Type out the data exactly as given. Skip any image.

BEGIN RECORDED DATA

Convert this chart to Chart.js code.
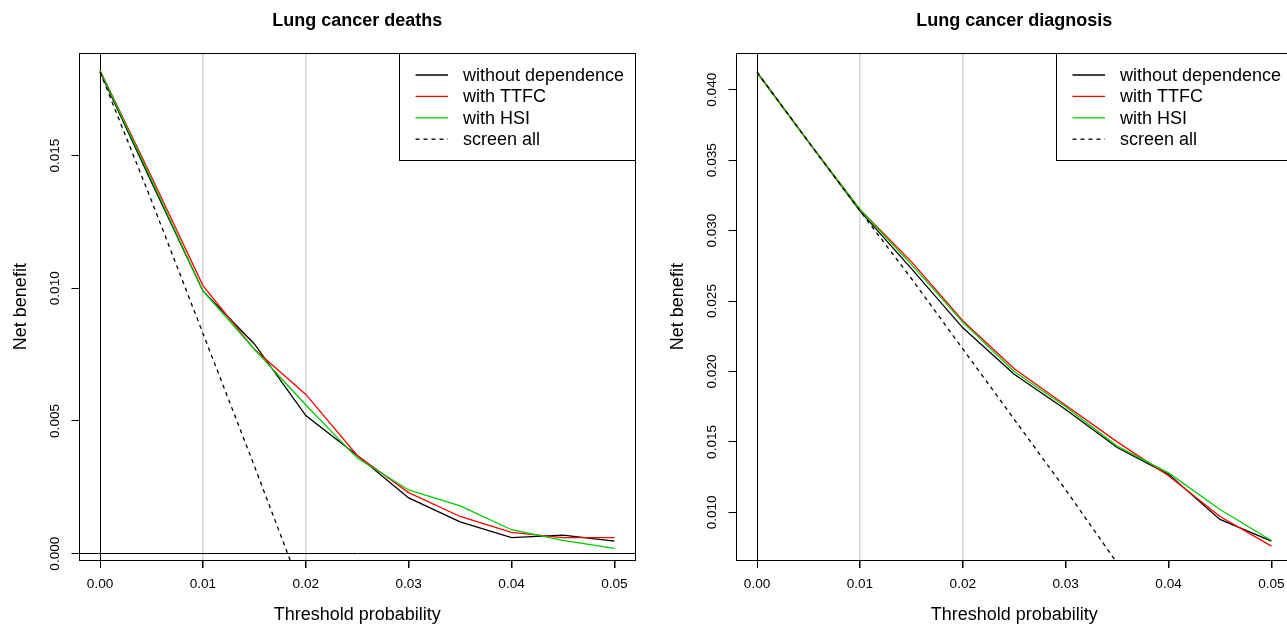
<!DOCTYPE html>
<html>
<head>
<meta charset="utf-8">
<script src="https://cdn.jsdelivr.net/npm/chart.js@4.4.0/dist/chart.umd.min.js"></script>
<style>
  html, body { margin: 0; padding: 0; background: #fff; overflow: hidden; }
  body { width: 1287px; height: 625px; position: relative; }
  canvas { position: absolute; top: 0; }
  #deaths { left: 0px; }
  #diagnosis { left: 657px; }
</style>
</head>
<body>
<canvas id="deaths" width="655" height="625"></canvas>
<canvas id="diagnosis" width="655" height="625"></canvas>
<script>
// threshold probabilities (x)
const thresholds = [0, 0.005, 0.01, 0.015, 0.02, 0.025, 0.03, 0.035, 0.04, 0.045, 0.05];
const seriesNames = ["without dependence", "with TTFC", "with HSI", "screen all"];
const seriesColors = ["#000000", "#ff0000", "#00cd00", "#000000"];

// Lung cancer deaths
const deathsWithout = [0.01815, 0.0140, 0.0099, 0.0079, 0.0052, 0.0037, 0.0021, 0.0012, 0.0006, 0.0007, 0.00047];
const deathsTTFC = [0.0182, 0.0142, 0.0101, 0.0077, 0.0060, 0.0037, 0.0023, 0.0014, 0.0008, 0.0006, 0.0006];
const deathsHSI = [0.0182, 0.0141, 0.0099, 0.0077, 0.0056, 0.0036, 0.0024, 0.0018, 0.0009, 0.0005, 0.0002];
const deathsScreenAll = [0.01815, 0.0133, 0.0083, 0.0033, -0.0018];

// Lung cancer diagnosis
const diagWithout = [0.04125, 0.0363, 0.0314, 0.0273, 0.0231, 0.0198, 0.0173, 0.0146, 0.0127, 0.0095, 0.00795];
const diagTTFC = [0.0412, 0.0363, 0.0315, 0.0278, 0.0236, 0.0202, 0.0176, 0.0150, 0.0126, 0.0097, 0.0076];
const diagHSI = [0.0412, 0.0363, 0.0315, 0.0276, 0.0235, 0.0200, 0.0175, 0.0147, 0.0128, 0.0102, 0.0080];
const diagScreenAll = [0.04125, 0.0363, 0.0314, 0.0266, 0.0216, 0.0166, 0.0116, 0.0064];

// tick labels
const xTicks = [0, 0.01, 0.02, 0.03, 0.04, 0.05];
const grayLines = [0.01, 0.02];

const FONT = "'Liberation Sans', Arial, Helvetica, sans-serif";
Chart.defaults.font.family = FONT;
Chart.defaults.color = "#000";

function toPoints(values) {
  return values.map(function (v, i) {
    return { x: thresholds[i], y: v };
  });
}

function near(a, b) {
  return Math.abs(a - b) < 1e-9;
}

// R style box round the plot region
const plotBox = {
  id: "plotBox",
  afterDraw(chart) {
    const a = chart.chartArea;
    const ctx = chart.ctx;
    ctx.save();
    ctx.strokeStyle = "#000";
    ctx.lineWidth = 1;
    ctx.strokeRect(Math.round(a.left) - 0.5, Math.round(a.top) + 0.5,
      Math.round(a.right) - Math.round(a.left) + 1, Math.round(a.bottom) - Math.round(a.top));
    ctx.restore();
  },
};

// legend box in the top right corner
const boxLegend = {
  id: "boxLegend",
  afterDatasetsDraw(chart) {
    const a = chart.chartArea;
    const ctx = chart.ctx;
    const w = 236, h = 107;
    const left = Math.round(a.right - w) + 0.5;
    const top = Math.round(a.top) + 0.5;
    ctx.save();
    ctx.fillStyle = "#fff";
    ctx.fillRect(left, top, w, h);
    ctx.strokeStyle = "#000";
    ctx.lineWidth = 1;
    ctx.strokeRect(left, top, w, h);
    ctx.font = "18px " + FONT;
    ctx.textBaseline = "middle";
    ctx.textAlign = "left";
    chart.data.datasets.forEach(function (ds, i) {
      const y = top + 21.5 + i * 21.4;
      ctx.beginPath();
      ctx.strokeStyle = ds.borderColor;
      ctx.lineWidth = 1.3;
      ctx.setLineDash(ds.borderDash || []);
      ctx.moveTo(left + 16, y);
      ctx.lineTo(left + 48.5, y);
      ctx.stroke();
      ctx.setLineDash([]);
      ctx.fillStyle = "#000";
      ctx.fillText(ds.label, left + 63.5, y + 1);
    });
    ctx.restore();
  },
};

function makeChart(canvasId, title, series, yMin, yMax) {
  const datasets = series.map(function (values, i) {
    return {
      label: seriesNames[i],
      data: toPoints(values),
      borderColor: seriesColors[i],
      borderWidth: 1.3,
      borderDash: i === 3 ? [4, 4] : [],
      pointRadius: 0,
      tension: 0,
      order: 4 - i,
      clip: 0,
    };
  });

  return new Chart(document.getElementById(canvasId), {
    type: "line",
    data: { datasets: datasets },
    options: {
      responsive: false,
      animation: false,
      devicePixelRatio: 1,
      layout: { padding: { left: 0, right: 20, top: 0, bottom: 0 } },
      plugins: {
        legend: { display: false },
        tooltip: { enabled: false },
        title: {
          display: true,
          text: title,
          fullSize: false,
          color: "#000",
          font: { size: 18, weight: "bold", family: FONT },
          padding: { top: 10.5, bottom: 21.2 },
        },
      },
      scales: {
        x: {
          type: "linear",
          min: -0.002,
          max: 0.052,
          afterFit: function (s) { s.height = 65; },
          afterBuildTicks: function (s) {
            s.ticks = xTicks.map(function (v) { return { value: v }; });
          },
          ticks: {
            font: { size: 13.6 },
            padding: 8,
            maxRotation: 0,
            minRotation: 0,
            callback: function (v) { return v.toFixed(2); },
          },
          grid: {
            tickLength: 8,
            tickColor: "#000",
            color: function (c) {
              const v = c.tick ? c.tick.value : null;
              if (v === null) return "rgba(0,0,0,0)";
              if (near(v, 0)) return "#000";
              if (grayLines.some(function (g) { return near(g, v); })) return "#d3d3d3";
              return "rgba(0,0,0,0)";
            },
            lineWidth: function (c) {
              const v = c.tick ? c.tick.value : 0;
              return near(v, 0) ? 1 : 1.5;
            },
          },
          border: { display: false },
          title: {
            display: true,
            text: "Threshold probability",
            font: { size: 18 },
            padding: { top: 0, bottom: -1 },
          },
        },
        y: {
          type: "linear",
          min: yMin,
          max: yMax,
          afterFit: function (s) { s.width = 79.5; },
          ticks: {
            stepSize: 0.005,
            includeBounds: false,
            font: { size: 13.6 },
            minRotation: 90,
            maxRotation: 90,
            crossAlign: "center",
            padding: -1,
            callback: function (v) { return v.toFixed(3); },
          },
          grid: {
            tickLength: 8,
            tickColor: "#000",
            color: function (c) {
              const v = c.tick ? c.tick.value : null;
              return v !== null && near(v, 0) ? "#000" : "rgba(0,0,0,0)";
            },
          },
          border: { display: false },
          title: {
            display: true,
            text: "Net benefit",
            font: { size: 18 },
            padding: { top: 10, bottom: 0 },
          },
        },
      },
    },
    plugins: [plotBox, boxLegend],
  });
}

makeChart("deaths", "Lung cancer deaths",
  [deathsWithout, deathsTTFC, deathsHSI, deathsScreenAll], -0.00024, 0.018854);
makeChart("diagnosis", "Lung cancer diagnosis",
  [diagWithout, diagTTFC, diagHSI, diagScreenAll], 0.006616, 0.042588);
</script>
</body>
</html>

END RECORDED DATA

__FULL RESPONSE__:
Convert this chart to Chart.js code.
<!DOCTYPE html>
<html>
<head>
<meta charset="utf-8">
<script src="https://cdn.jsdelivr.net/npm/chart.js@4.4.0/dist/chart.umd.min.js"></script>
<style>
  html, body { margin: 0; padding: 0; background: #fff; overflow: hidden; }
  body { width: 1287px; height: 625px; position: relative; }
  canvas { position: absolute; top: 0; }
  #deaths { left: 0px; }
  #diagnosis { left: 657px; }
</style>
</head>
<body>
<canvas id="deaths" width="655" height="625"></canvas>
<canvas id="diagnosis" width="655" height="625"></canvas>
<script>
// threshold probabilities (x)
const thresholds = [0, 0.005, 0.01, 0.015, 0.02, 0.025, 0.03, 0.035, 0.04, 0.045, 0.05];
const seriesNames = ["without dependence", "with TTFC", "with HSI", "screen all"];
const seriesColors = ["#000000", "#ff0000", "#00cd00", "#000000"];

// Lung cancer deaths
const deathsWithout = [0.01815, 0.0140, 0.0099, 0.0079, 0.0052, 0.0037, 0.0021, 0.0012, 0.0006, 0.0007, 0.00047];
const deathsTTFC = [0.0182, 0.0142, 0.0101, 0.0077, 0.0060, 0.0037, 0.0023, 0.0014, 0.0008, 0.0006, 0.0006];
const deathsHSI = [0.0182, 0.0141, 0.0099, 0.0077, 0.0056, 0.0036, 0.0024, 0.0018, 0.0009, 0.0005, 0.0002];
const deathsScreenAll = [0.01815, 0.0133, 0.0083, 0.0033, -0.0018];

// Lung cancer diagnosis
const diagWithout = [0.04125, 0.0363, 0.0314, 0.0273, 0.0231, 0.0198, 0.0173, 0.0146, 0.0127, 0.0095, 0.00795];
const diagTTFC = [0.0412, 0.0363, 0.0315, 0.0278, 0.0236, 0.0202, 0.0176, 0.0150, 0.0126, 0.0097, 0.0076];
const diagHSI = [0.0412, 0.0363, 0.0315, 0.0276, 0.0235, 0.0200, 0.0175, 0.0147, 0.0128, 0.0102, 0.0080];
const diagScreenAll = [0.04125, 0.0363, 0.0314, 0.0266, 0.0216, 0.0166, 0.0116, 0.0064];

// tick labels
const xTicks = [0, 0.01, 0.02, 0.03, 0.04, 0.05];
const grayLines = [0.01, 0.02];

const FONT = "'Liberation Sans', Arial, Helvetica, sans-serif";
Chart.defaults.font.family = FONT;
Chart.defaults.color = "#000";

function toPoints(values) {
  return values.map(function (v, i) {
    return { x: thresholds[i], y: v };
  });
}

function near(a, b) {
  return Math.abs(a - b) < 1e-9;
}

// R style box round the plot region
const plotBox = {
  id: "plotBox",
  afterDraw(chart) {
    const a = chart.chartArea;
    const ctx = chart.ctx;
    ctx.save();
    ctx.strokeStyle = "#000";
    ctx.lineWidth = 1;
    ctx.strokeRect(Math.round(a.left) - 0.5, Math.round(a.top) + 0.5,
      Math.round(a.right) - Math.round(a.left) + 1, Math.round(a.bottom) - Math.round(a.top));
    ctx.restore();
  },
};

// legend box in the top right corner
const boxLegend = {
  id: "boxLegend",
  afterDatasetsDraw(chart) {
    const a = chart.chartArea;
    const ctx = chart.ctx;
    const w = 236, h = 107;
    const left = Math.round(a.right - w) + 0.5;
    const top = Math.round(a.top) + 0.5;
    ctx.save();
    ctx.fillStyle = "#fff";
    ctx.fillRect(left, top, w, h);
    ctx.strokeStyle = "#000";
    ctx.lineWidth = 1;
    ctx.strokeRect(left, top, w, h);
    ctx.font = "18px " + FONT;
    ctx.textBaseline = "middle";
    ctx.textAlign = "left";
    chart.data.datasets.forEach(function (ds, i) {
      const y = top + 21.5 + i * 21.4;
      ctx.beginPath();
      ctx.strokeStyle = ds.borderColor;
      ctx.lineWidth = 1.3;
      ctx.setLineDash(ds.borderDash || []);
      ctx.moveTo(left + 16, y);
      ctx.lineTo(left + 48.5, y);
      ctx.stroke();
      ctx.setLineDash([]);
      ctx.fillStyle = "#000";
      ctx.fillText(ds.label, left + 63.5, y + 1);
    });
    ctx.restore();
  },
};

function makeChart(canvasId, title, series, yMin, yMax) {
  const datasets = series.map(function (values, i) {
    return {
      label: seriesNames[i],
      data: toPoints(values),
      borderColor: seriesColors[i],
      borderWidth: 1.3,
      borderDash: i === 3 ? [4, 4] : [],
      pointRadius: 0,
      tension: 0,
      order: 4 - i,
      clip: 0,
    };
  });

  return new Chart(document.getElementById(canvasId), {
    type: "line",
    data: { datasets: datasets },
    options: {
      responsive: false,
      animation: false,
      devicePixelRatio: 1,
      layout: { padding: { left: 0, right: 20, top: 0, bottom: 0 } },
      plugins: {
        legend: { display: false },
        tooltip: { enabled: false },
        title: {
          display: true,
          text: title,
          fullSize: false,
          color: "#000",
          font: { size: 18, weight: "bold", family: FONT },
          padding: { top: 10.5, bottom: 21.2 },
        },
      },
      scales: {
        x: {
          type: "linear",
          min: -0.002,
          max: 0.052,
          afterFit: function (s) { s.height = 65; },
          afterBuildTicks: function (s) {
            s.ticks = xTicks.map(function (v) { return { value: v }; });
          },
          ticks: {
            font: { size: 13.6 },
            padding: 8,
            maxRotation: 0,
            minRotation: 0,
            callback: function (v) { return v.toFixed(2); },
          },
          grid: {
            tickLength: 8,
            tickColor: "#000",
            color: function (c) {
              const v = c.tick ? c.tick.value : null;
              if (v === null) return "rgba(0,0,0,0)";
              if (near(v, 0)) return "#000";
              if (grayLines.some(function (g) { return near(g, v); })) return "#d3d3d3";
              return "rgba(0,0,0,0)";
            },
            lineWidth: function (c) {
              const v = c.tick ? c.tick.value : 0;
              return near(v, 0) ? 1 : 1.5;
            },
          },
          border: { display: false },
          title: {
            display: true,
            text: "Threshold probability",
            font: { size: 18 },
            padding: { top: 0, bottom: -1 },
          },
        },
        y: {
          type: "linear",
          min: yMin,
          max: yMax,
          afterFit: function (s) { s.width = 79.5; },
          ticks: {
            stepSize: 0.005,
            includeBounds: false,
            font: { size: 13.6 },
            minRotation: 90,
            maxRotation: 90,
            crossAlign: "center",
            padding: -1,
            callback: function (v) { return v.toFixed(3); },
          },
          grid: {
            tickLength: 8,
            tickColor: "#000",
            color: function (c) {
              const v = c.tick ? c.tick.value : null;
              return v !== null && near(v, 0) ? "#000" : "rgba(0,0,0,0)";
            },
          },
          border: { display: false },
          title: {
            display: true,
            text: "Net benefit",
            font: { size: 18 },
            padding: { top: 10, bottom: 0 },
          },
        },
      },
    },
    plugins: [plotBox, boxLegend],
  });
}

makeChart("deaths", "Lung cancer deaths",
  [deathsWithout, deathsTTFC, deathsHSI, deathsScreenAll], -0.00024, 0.018854);
makeChart("diagnosis", "Lung cancer diagnosis",
  [diagWithout, diagTTFC, diagHSI, diagScreenAll], 0.006616, 0.042588);
</script>
</body>
</html>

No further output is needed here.